Dizer que “os 63 anos da FRELIMO são um marco para a nação” é, portanto, um enunciado de poder — e não uma constatação histórica. Ignora que, após a conquista da independência, a FRELIMO instalou um sistema monopartidário repressivo, perseguiu opositores internos e externos, e construiu um aparelho de Estado centralizador que suprimia qualquer forma de pluralismo político.
A independência foi, sem dúvida, uma vitória popular. Já a sua apropriação pela FRELIMO, um sequestro progressivo da soberania popular.
3. O apagamento das fraturas: silêncio como estratégia de domínio
Ao celebrar os feitos históricos, o discurso de Chapo realiza uma amputação seletiva da memória coletiva. Não há menção aos massacres pós-coloniais, à guerra civil fratricida, à transformação do Estado em instrumento de enriquecimento ilícito de elites partidárias, nem à sistemática violação dos direitos civis ao longo das últimas décadas. O silêncio em torno desses temas é eloquente: serve como mecanismo de gestão da memória, conforme apontado por estudiosos dos regimes autoritários.

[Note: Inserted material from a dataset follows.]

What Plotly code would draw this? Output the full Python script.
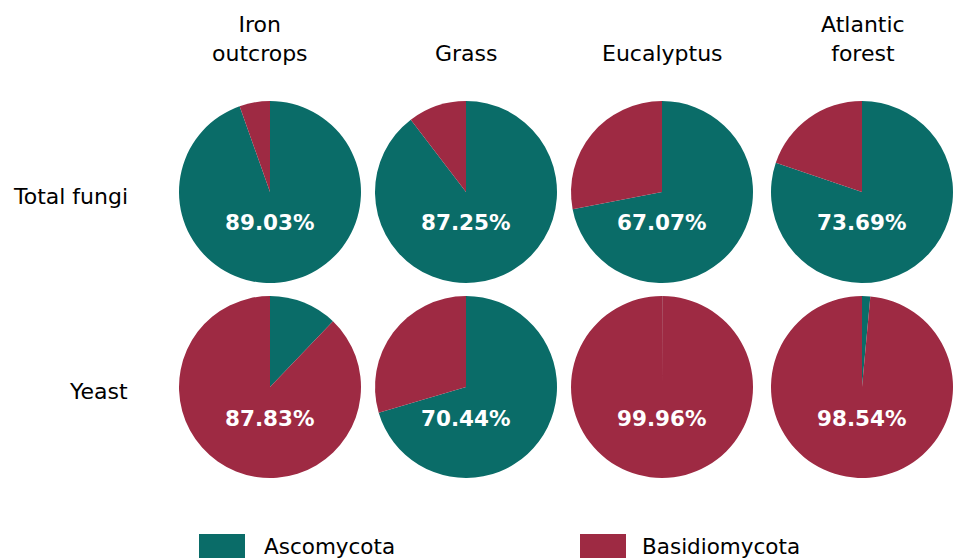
import plotly.graph_objects as go

W, H = 957, 558

sites = ['Iron<br>outcrops', 'Grass', 'Eucalyptus', 'Atlantic<br>forest']
groups = ['Total fungi', 'Yeast']
phyla = ['Ascomycota', 'Basidiomycota']
colors = ['#0a6c68', '#9e2a43']

# relative abundance (%) per site
asco_total = [89.03, 87.25, 67.07, 73.69]
basidio_total = [5.1, 10.1, 26.1, 18.2]
asco_yeast = [12.17, 70.44, 0.04, 1.46]
basidio_yeast = [87.83, 29.56, 99.96, 98.54]

rows = [(asco_total, basidio_total), (asco_yeast, basidio_yeast)]

# layout of the grid (pixels)
col_cx = [270, 466, 662, 862]
head_x = [260, 466, 662, 863]
row_cy = [192, 387]
R = 91
FS = 22

fig = go.Figure()
ann = []
for r, (asco, basidio) in enumerate(rows):
    for c in range(len(sites)):
        cx, cy = col_cx[c], row_cy[r]
        vals = [asco[c], basidio[c]]
        fig.add_trace(go.Pie(
            labels=phyla, values=vals, sort=False, direction='clockwise', rotation=0,
            marker=dict(colors=colors, line=dict(width=0)),
            textinfo='none', showlegend=False,
            domain=dict(x=[(cx - R) / W, (cx + R) / W], y=[1 - (cy + R) / H, 1 - (cy - R) / H]),
        ))
        ann.append(dict(text='%.2f%%' % max(vals), x=cx / W, y=1 - (cy + 31) / H,
                        xref='paper', yref='paper', xanchor='center', yanchor='middle',
                        showarrow=False,
                        font=dict(family='DejaVu Sans', size=21.5, color='white', weight='bold')))

for c, s in enumerate(sites):
    ann.append(dict(text=s, x=head_x[c] / W, y=1 - 68 / H, xref='paper', yref='paper',
                    xanchor='center', yanchor='bottom', showarrow=False, font=dict(size=FS)))
for r, g in enumerate(groups):
    ann.append(dict(text=g, x=130 / W, y=1 - (row_cy[r] + 4) / H, xref='paper', yref='paper',
                    xanchor='right', yanchor='middle', showarrow=False, font=dict(size=FS)))

# legend drawn by hand: big colour boxes
shapes = []
leg_x = [199, 580]
leg_tx = [262, 640]
for i, p in enumerate(phyla):
    x0 = leg_x[i]
    shapes.append(dict(type='rect', xref='paper', yref='paper', x0=x0 / W, x1=(x0 + 46) / W,
                       y0=1 - 560 / H, y1=1 - 534 / H, fillcolor=colors[i], line=dict(width=0)))
    ann.append(dict(text=p, x=leg_tx[i] / W, y=1 - 546 / H, xref='paper', yref='paper',
                    xanchor='left', yanchor='middle', showarrow=False, font=dict(size=21.5)))

fig.update_layout(
    width=W, height=H, margin=dict(l=0, r=0, t=0, b=0),
    paper_bgcolor='white', plot_bgcolor='white',
    font=dict(family='DejaVu Sans', color='black'),
    annotations=ann, shapes=shapes,
)
fig.write_html("out.html", config={'displayModeBar': False},
               post_script="document.body.style.margin='0';")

Este tipo de narrativa constrói uma versão domesticada da história: um passado sem conflito, um presente sem crise e um futuro sem alternativas. Em outras palavras, um roteiro ideal para a manutenção do poder.
4. A manipulação do simbólico em tempos de crise de legitimidade
É importante situar o discurso no contexto mais amplo da atual crise de legitimidade que abala o regime moçambicano. Eleições reiteradamente contestadas por fraude, repressão brutal a manifestações pacíficas, aumento da desigualdade, corrupção endêmica e insegurança no norte do país, colocam em xeque qualquer tentativa de retratar o país como exemplo de estabilidade.

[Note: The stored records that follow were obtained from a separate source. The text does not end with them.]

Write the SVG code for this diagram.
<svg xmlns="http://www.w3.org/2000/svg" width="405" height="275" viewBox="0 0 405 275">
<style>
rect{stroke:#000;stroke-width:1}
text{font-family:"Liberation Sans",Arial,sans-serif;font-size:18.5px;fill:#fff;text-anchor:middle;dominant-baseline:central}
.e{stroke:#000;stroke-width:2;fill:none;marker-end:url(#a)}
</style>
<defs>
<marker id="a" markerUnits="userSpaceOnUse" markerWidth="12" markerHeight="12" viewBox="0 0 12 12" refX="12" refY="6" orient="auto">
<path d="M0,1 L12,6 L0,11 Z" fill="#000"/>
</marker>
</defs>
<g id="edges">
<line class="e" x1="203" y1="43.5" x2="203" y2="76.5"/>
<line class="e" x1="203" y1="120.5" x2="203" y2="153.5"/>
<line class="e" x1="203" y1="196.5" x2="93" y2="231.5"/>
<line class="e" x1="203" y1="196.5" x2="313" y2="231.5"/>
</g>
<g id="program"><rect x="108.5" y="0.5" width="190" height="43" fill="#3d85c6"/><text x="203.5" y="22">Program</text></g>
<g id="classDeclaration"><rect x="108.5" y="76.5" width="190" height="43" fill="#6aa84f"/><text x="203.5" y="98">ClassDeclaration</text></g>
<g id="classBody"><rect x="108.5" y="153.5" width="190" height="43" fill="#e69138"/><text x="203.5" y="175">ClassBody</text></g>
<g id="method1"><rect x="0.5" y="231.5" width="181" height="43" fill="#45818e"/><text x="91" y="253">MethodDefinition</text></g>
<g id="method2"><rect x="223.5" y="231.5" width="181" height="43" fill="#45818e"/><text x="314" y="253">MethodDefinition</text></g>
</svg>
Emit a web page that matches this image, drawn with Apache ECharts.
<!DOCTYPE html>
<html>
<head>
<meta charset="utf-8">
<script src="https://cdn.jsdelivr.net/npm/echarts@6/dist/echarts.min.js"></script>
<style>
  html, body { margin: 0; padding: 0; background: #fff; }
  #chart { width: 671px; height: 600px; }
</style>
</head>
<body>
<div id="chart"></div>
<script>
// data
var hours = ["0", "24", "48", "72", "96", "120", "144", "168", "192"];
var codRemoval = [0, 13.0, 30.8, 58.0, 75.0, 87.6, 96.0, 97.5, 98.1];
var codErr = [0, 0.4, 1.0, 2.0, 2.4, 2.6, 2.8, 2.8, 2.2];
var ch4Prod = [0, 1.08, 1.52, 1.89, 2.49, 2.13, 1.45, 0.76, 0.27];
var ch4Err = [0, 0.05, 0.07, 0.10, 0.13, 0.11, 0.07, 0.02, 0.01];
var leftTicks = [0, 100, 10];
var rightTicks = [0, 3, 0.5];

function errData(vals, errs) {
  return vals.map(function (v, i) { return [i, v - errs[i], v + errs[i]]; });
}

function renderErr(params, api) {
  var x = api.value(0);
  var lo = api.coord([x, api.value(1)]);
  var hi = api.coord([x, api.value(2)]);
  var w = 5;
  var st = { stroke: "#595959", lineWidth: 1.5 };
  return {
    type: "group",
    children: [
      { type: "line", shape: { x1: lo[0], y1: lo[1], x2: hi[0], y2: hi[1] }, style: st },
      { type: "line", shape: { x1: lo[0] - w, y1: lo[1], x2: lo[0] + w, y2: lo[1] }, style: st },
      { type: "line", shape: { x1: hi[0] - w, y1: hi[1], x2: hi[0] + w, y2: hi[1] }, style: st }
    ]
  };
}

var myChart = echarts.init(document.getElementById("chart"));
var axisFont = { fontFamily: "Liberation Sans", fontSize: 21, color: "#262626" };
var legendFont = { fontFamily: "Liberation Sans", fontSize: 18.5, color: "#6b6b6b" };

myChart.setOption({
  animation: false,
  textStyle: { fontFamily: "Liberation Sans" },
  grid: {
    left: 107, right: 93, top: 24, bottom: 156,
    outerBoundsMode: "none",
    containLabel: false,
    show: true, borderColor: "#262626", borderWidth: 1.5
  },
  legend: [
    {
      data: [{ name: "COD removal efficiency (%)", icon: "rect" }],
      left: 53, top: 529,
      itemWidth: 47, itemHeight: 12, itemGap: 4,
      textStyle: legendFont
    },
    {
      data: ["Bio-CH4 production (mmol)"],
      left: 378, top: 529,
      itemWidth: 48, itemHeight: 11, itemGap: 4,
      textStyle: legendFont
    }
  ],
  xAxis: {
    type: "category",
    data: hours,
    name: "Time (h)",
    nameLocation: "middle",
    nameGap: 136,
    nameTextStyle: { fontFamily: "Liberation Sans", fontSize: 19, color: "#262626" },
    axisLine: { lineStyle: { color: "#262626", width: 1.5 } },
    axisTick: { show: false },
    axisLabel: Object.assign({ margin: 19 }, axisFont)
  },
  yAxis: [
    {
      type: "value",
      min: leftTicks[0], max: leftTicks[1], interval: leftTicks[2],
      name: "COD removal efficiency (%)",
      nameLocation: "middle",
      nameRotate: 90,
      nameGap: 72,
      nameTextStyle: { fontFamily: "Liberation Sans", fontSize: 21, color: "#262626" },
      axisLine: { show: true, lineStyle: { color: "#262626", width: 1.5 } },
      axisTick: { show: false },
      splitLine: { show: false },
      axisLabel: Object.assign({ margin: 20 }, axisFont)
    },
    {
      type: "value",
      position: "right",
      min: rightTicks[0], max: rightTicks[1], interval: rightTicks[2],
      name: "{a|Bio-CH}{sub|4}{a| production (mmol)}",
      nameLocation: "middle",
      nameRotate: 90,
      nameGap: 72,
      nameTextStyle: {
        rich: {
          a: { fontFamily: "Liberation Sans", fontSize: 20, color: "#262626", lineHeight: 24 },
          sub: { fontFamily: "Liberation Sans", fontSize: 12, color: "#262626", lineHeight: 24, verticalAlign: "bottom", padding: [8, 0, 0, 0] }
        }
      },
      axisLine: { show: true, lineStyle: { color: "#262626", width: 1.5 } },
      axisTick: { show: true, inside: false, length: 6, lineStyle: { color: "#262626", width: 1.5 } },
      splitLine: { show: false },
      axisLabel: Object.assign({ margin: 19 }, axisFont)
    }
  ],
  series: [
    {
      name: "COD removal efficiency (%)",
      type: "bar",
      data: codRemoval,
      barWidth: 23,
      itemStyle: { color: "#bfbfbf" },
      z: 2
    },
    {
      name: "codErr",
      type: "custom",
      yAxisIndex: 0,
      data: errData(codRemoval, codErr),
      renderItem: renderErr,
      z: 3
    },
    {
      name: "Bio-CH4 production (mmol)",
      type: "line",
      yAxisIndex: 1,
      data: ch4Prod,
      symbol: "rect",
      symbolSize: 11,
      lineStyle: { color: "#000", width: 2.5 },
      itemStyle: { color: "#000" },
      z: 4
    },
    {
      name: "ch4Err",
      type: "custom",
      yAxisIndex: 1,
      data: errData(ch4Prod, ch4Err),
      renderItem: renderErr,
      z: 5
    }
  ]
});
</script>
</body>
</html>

Diante disso, a estratégia discursiva do regime é recorrer à linguagem simbólica: a bandeira, o hino, os mártires da luta de libertação. São elementos que, embora carregados de sentido histórico, são agora instrumentalizados para obscurecer o presente.
Quando Chapo fala em “unidade”, não se refere a uma coesão construída pela inclusão democrática, mas a uma uniformidade imposta por meios coercivos — visível no uso da polícia para silenciar críticos, manipular resultados eleitorais e criminalizar a dissidência.

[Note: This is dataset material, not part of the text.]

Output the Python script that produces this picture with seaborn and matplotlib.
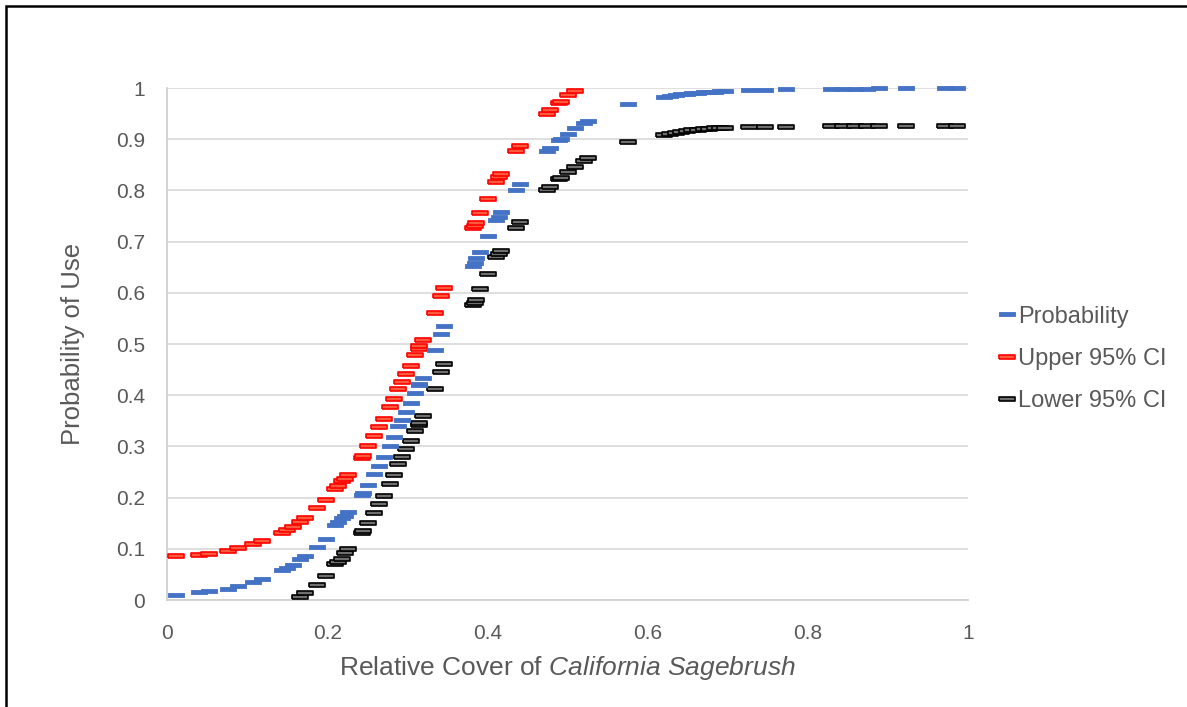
import matplotlib
matplotlib.use("Agg")
import matplotlib.pyplot as plt
from matplotlib.lines import Line2D
from matplotlib.patches import Rectangle
import numpy as np
import pandas as pd
import seaborn as sns

nan = np.nan

# relative cover (x) shared by all three series
cover = [0.011, 0.040, 0.052, 0.076, 0.089, 0.107, 0.118, 0.144, 0.150, 0.157,
         0.166, 0.172, 0.187, 0.198, 0.210, 0.214, 0.219, 0.222, 0.226, 0.243,
         0.245, 0.251, 0.259, 0.265, 0.271, 0.278, 0.284, 0.289, 0.293, 0.298,
         0.304, 0.310, 0.314, 0.315, 0.319, 0.335, 0.342, 0.346, 0.382, 0.384,
         0.386, 0.391, 0.401, 0.411, 0.414, 0.417, 0.436, 0.441, 0.474, 0.478,
         0.490, 0.492, 0.500, 0.509, 0.521, 0.525, 0.576, 0.621, 0.628, 0.635,
         0.642, 0.649, 0.656, 0.663, 0.670, 0.677, 0.684, 0.691, 0.697, 0.727,
         0.747, 0.773, 0.829, 0.844, 0.859, 0.874, 0.889, 0.922, 0.971, 0.986]

probability = [0.010, 0.015, 0.017, 0.022, 0.027, 0.035, 0.041, 0.058, 0.063, 0.069,
               0.080, 0.086, 0.104, 0.120, 0.146, 0.152, 0.160, 0.165, 0.172, 0.205,
               0.209, 0.225, 0.246, 0.262, 0.279, 0.300, 0.318, 0.339, 0.352, 0.367,
               0.384, 0.405, 0.419, 0.422, 0.434, 0.488, 0.519, 0.535, 0.652, 0.659,
               0.667, 0.680, 0.711, 0.742, 0.749, 0.757, 0.800, 0.812, 0.876, 0.882,
               0.898, 0.900, 0.911, 0.921, 0.932, 0.935, 0.969, 0.983, 0.985, 0.986,
               0.988, 0.989, 0.990, 0.991, 0.992, 0.992, 0.993, 0.994, 0.994, 0.996,
               0.997, 0.998, 0.999, 0.999, 0.999, 0.999, 1.000, 1.000, 1.000, 1.000]

upper_ci = [0.085, 0.088, 0.090, 0.096, 0.102, 0.109, 0.115, 0.131, 0.136, 0.142,
            0.153, 0.160, 0.179, 0.195, 0.217, 0.222, 0.232, 0.237, 0.245, 0.278,
            0.282, 0.300, 0.321, 0.337, 0.354, 0.376, 0.393, 0.413, 0.426, 0.441,
            0.458, 0.479, 0.490, 0.496, 0.508, 0.561, 0.593, 0.609, 0.726, 0.731,
            0.736, 0.755, 0.784, 0.817, 0.826, 0.832, 0.876, 0.887, 0.950, 0.957,
            0.970, 0.973, 0.986, 0.995, nan, nan, nan, nan, nan, nan,
            nan, nan, nan, nan, nan, nan, nan, nan, nan, nan,
            nan, nan, nan, nan, nan, nan, nan, nan, nan, nan]

lower_ci = [nan, nan, nan, nan, nan, nan, nan, nan, nan, nan,
            0.006, 0.013, 0.030, 0.046, 0.070, 0.075, 0.081, 0.091, 0.099, 0.130,
            0.135, 0.150, 0.170, 0.188, 0.204, 0.227, 0.244, 0.265, 0.279, 0.294,
            0.310, 0.331, 0.342, 0.346, 0.360, 0.413, 0.445, 0.461, 0.577, 0.581,
            0.585, 0.607, 0.637, 0.669, 0.676, 0.682, 0.727, 0.739, 0.800, 0.807,
            0.822, 0.824, 0.836, 0.846, 0.858, 0.863, 0.894, 0.909, 0.911, 0.913,
            0.914, 0.916, 0.917, 0.918, 0.919, 0.920, 0.921, 0.922, 0.922, 0.923,
            0.924, 0.924, 0.925, 0.925, 0.925, 0.926, 0.926, 0.926, 0.926, 0.926]

y_ticks = [0, 0.1, 0.2, 0.3, 0.4, 0.5, 0.6, 0.7, 0.8, 0.9, 1]
y_tick_labels = ["0", "0.1", "0.2", "0.3", "0.4", "0.5", "0.6", "0.7", "0.8", "0.9", "1"]
x_ticks = [0, 0.2, 0.4, 0.6, 0.8, 1]
x_tick_labels = ["0", "0.2", "0.4", "0.6", "0.8", "1"]

df = pd.DataFrame({"cover": cover, "Probability": probability,
                   "Upper 95% CI": upper_ci, "Lower 95% CI": lower_ci})

sns.set_style("white")
plt.rcParams["font.family"] = ["Liberation Sans", "DejaVu Sans"]
plt.rcParams["mathtext.fontset"] = "custom"
plt.rcParams["mathtext.rm"] = "Liberation Sans"
plt.rcParams["mathtext.it"] = "Liberation Sans:italic"

text_col = "#595959"
# dash marker (wide flat rectangle) like Excel's "-" marker
dash = [(-1, -0.3), (1, -0.3), (1, 0.3), (-1, 0.3), (-1, -0.3)]

fig = plt.figure(figsize=(11.87, 7.07), dpi=100)
ax = fig.add_axes([167 / 1187, 1 - 600 / 707, 801 / 1187, 512 / 707])

styles = {
    "Probability": dict(fc="#4472C4", ec="#4472C4", lw=0.6),
    "Upper 95% CI": dict(fc="#FF5A3C", ec="#FF0000", lw=1.2),
    "Lower 95% CI": dict(fc="#6F6F6F", ec="#000000", lw=1.2),
}

for name in ["Lower 95% CI", "Upper 95% CI", "Probability"]:
    st = styles[name]
    sns.scatterplot(data=df, x="cover", y=name, ax=ax, marker=dash, s=130,
                    color=st["fc"], edgecolor=st["ec"], linewidth=st["lw"],
                    clip_on=False, zorder=3)

ax.set_xlim(0, 1)
ax.set_ylim(0, 1)
ax.set_xticks(x_ticks)
ax.set_xticklabels(x_tick_labels)
ax.set_yticks(y_ticks)
ax.set_yticklabels(y_tick_labels)
ax.tick_params(axis="both", length=0, labelsize=15, labelcolor=text_col)
ax.tick_params(axis="y", pad=16)
ax.tick_params(axis="x", pad=17)

ax.yaxis.grid(True, color="#d9d9d9", linewidth=1.2)
ax.xaxis.grid(False)
for side in ["top", "right"]:
    ax.spines[side].set_visible(False)
for side in ["left", "bottom"]:
    ax.spines[side].set_color("#d0d0d0")
    ax.spines[side].set_linewidth(1.3)

ax.set_xlabel(r"Relative Cover of $\mathit{California\ Sagebrush}$",
              fontsize=19, color=text_col)
ax.set_ylabel("Probability of Use", fontsize=18.5, color=text_col)
ax.xaxis.set_label_coords(0.5, -0.106)
ax.yaxis.set_label_coords(-0.102, 0.5)

handles = [Line2D([], [], linestyle="none", marker=dash, markersize=11,
                  markerfacecolor=styles[n]["fc"], markeredgecolor=styles[n]["ec"],
                  markeredgewidth=styles[n]["lw"])
           for n in ["Probability", "Upper 95% CI", "Lower 95% CI"]]
leg = fig.legend(handles, ["Probability", "Upper 95% CI", "Lower 95% CI"],
                 loc="center left", bbox_to_anchor=(1000 / 1187, 1 - 359 / 707),
                 frameon=False, fontsize=17, handlelength=0.6, handletextpad=0.15,
                 labelspacing=0.86, borderpad=0, borderaxespad=0)
for t in leg.get_texts():
    t.set_color(text_col)

# outer chart border (left and top edges visible in the image)
fig.patches.append(Rectangle((6 / 1187, -0.1), 1.2, 1 - 6 / 707 + 0.1,
                             transform=fig.transFigure, fill=False,
                             edgecolor="black", linewidth=1.8))

fig.savefig("out.png", dpi=100)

5. Conclusão: O Teatro das Celebrações e o Silêncio dos Vencidos
As palavras de Chapo, embora proferidas com solenidade, pertencem ao repertório dramático de um regime que se encena a si próprio como libertador, enquanto perpetua novas formas de dominação.
A celebração dos 50 anos de independência transforma-se, assim, num ritual necrofílico: celebra-se a memória de um passado heróico enquanto se asfixia o presente com a rotina da mentira institucionalizada.
E, como em toda peça trágica encenada há demasiado tempo, o público já conhece os diálogos de cor. Os atores trocam de nome, mas o script é o mesmo: louvor ao partido, apelo à unidade, ocultação das feridas.
Dizem-nos que a pátria vive. Mas escutando os tiros nas ruas, os gritos abafados nas celas, os sorrisos forçados dos bajuladores — talvez seja mais correto dizer que a pátria está em coma induzido, enquanto os doutores do partido disputam quem assina a certidão de óbito.
Bibliografia Consultada
. Gramsci, A. Cadernos do Cárcere.
. Laclau, E. & Mouffe, C. Hegemony and Socialist Strategy.
. Fanon, F. Os Condenados da Terra.
. Mbembe, A. Necropolítica.
. Cistac, G. Estado de Direito e Constituição em África Lusófona.